True, he was a Washington Post reporter in 1973 in the midst of the Watergate Scandal, and surely familiar with the National Zoo's shocking Turkey-napping in the Name of the American Indian, reported by the Post, that rocked the nation.
Why would he not admit it? Is he concealing something?
Upon reading his novel, If I Die in a Combat Zone, I soon learned some troubling facts. O'Brien's home state of Minnesota is the largest turkey producing state in the nation, and his home town of Worthington calls itself the Turkey Capital of the World, and holds a turkey parade, with a cult-like celebration, on the 2nd week of September.
O'Brien's turkey past is troubling. He could be in the crowd. He could be the boy with the stick. He could be a true turkey aficionado, with a hidden gobbler agenda, that possibly drives a poultry prejudice of unsavory proportions, a person who might take immense effrontery at anyone desecrating the town's divine-turkey demigod image. A terrorist who would dare kidnap the celebrated Sphinx-like bird, in O'Brien's mind, might possibly deserve to suffer a barrage of fire and brimstone, if not penetration by impending turkey crossfire quills, directed by the scribe O'Brien himself.

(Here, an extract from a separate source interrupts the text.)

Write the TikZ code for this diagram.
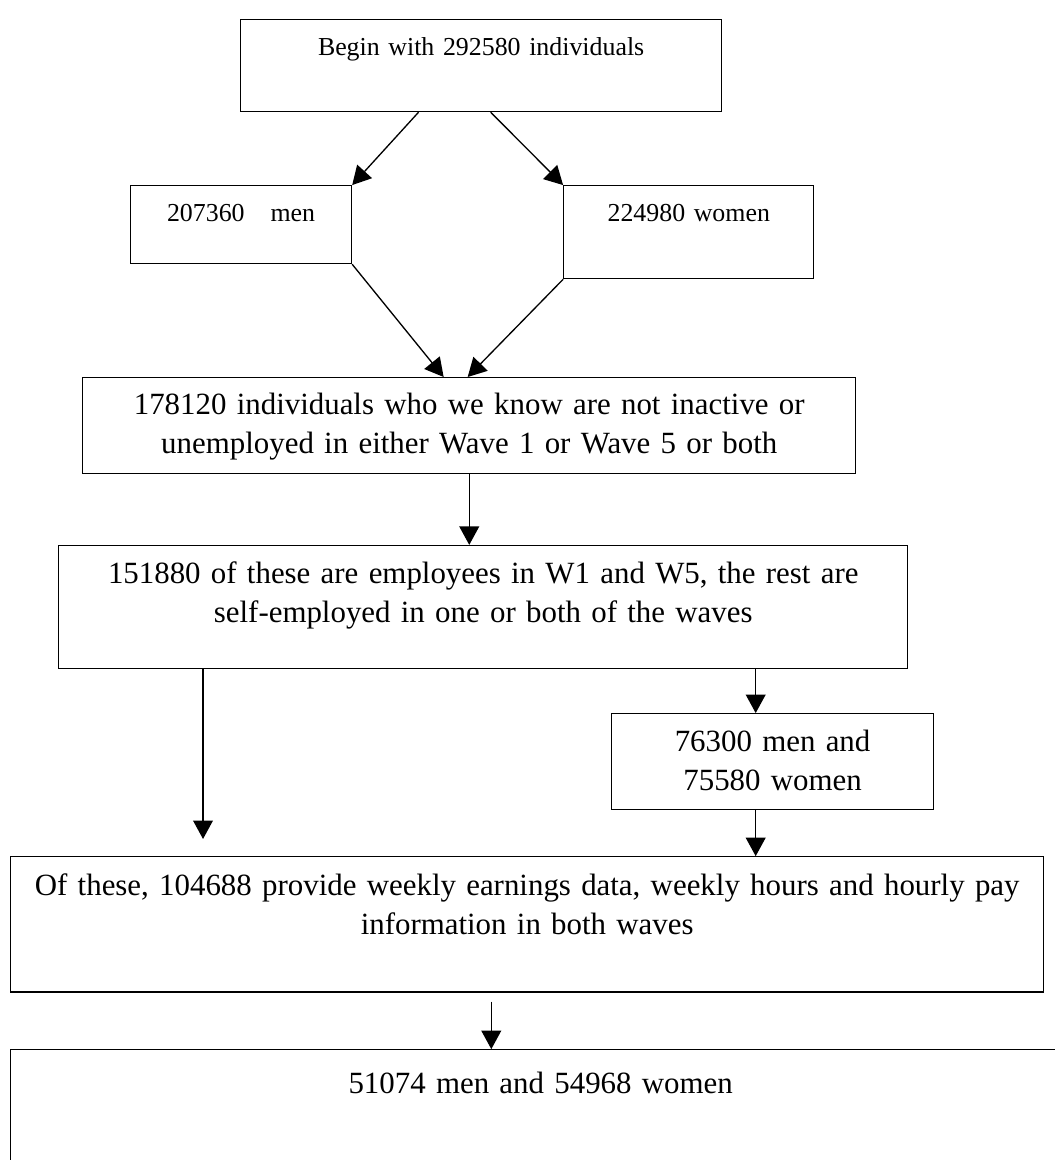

Yet, on page 14 of Combat Zone, O'Brien does not write fondly of his boyhood Turkey Days:
Turkey Day climaxed when the farmers herded a billion strutting, stinking, beady-eyed birds down the center of town, past the old Gobbler Cafe', past Woolworth's and the Ben Franklin store and the Standard Oil service station. Feathers and droppings and popcorn mixed together in tribute to the town and the prairie. We were young. We stood on the curb and blasted the animals with ammunition from our peashooters.
Elsewhere in the book, he describes big artillery guns bombing the Vietcong as a Turkeyshoot. He writes of turkey dressing served to troops during Thanksgiving.
Beneath the surface, there is a definite turkey meme, and turkey may be in his blood.
In the war, O'Brien surely killed men, which is legal. Ostensibly, I kidnapped a turkey, which is illegal, probably a sin, undoubtedly a red-wattle flag blocking the parapets of Heaven's Winged Gate--which is the only way I would get in--never through the front door. I have no Trump Tower pass. As turkey time flies, I am a mere peasant. That is my story and I am sticking to it.
Yet, never underestimate a citizenry's passion for our nation's turkey.
Above, Worthington citizens participate in a turkey race with fanatic, wattle-gobbled, red-shirted zealotry. Does this look normal I ask?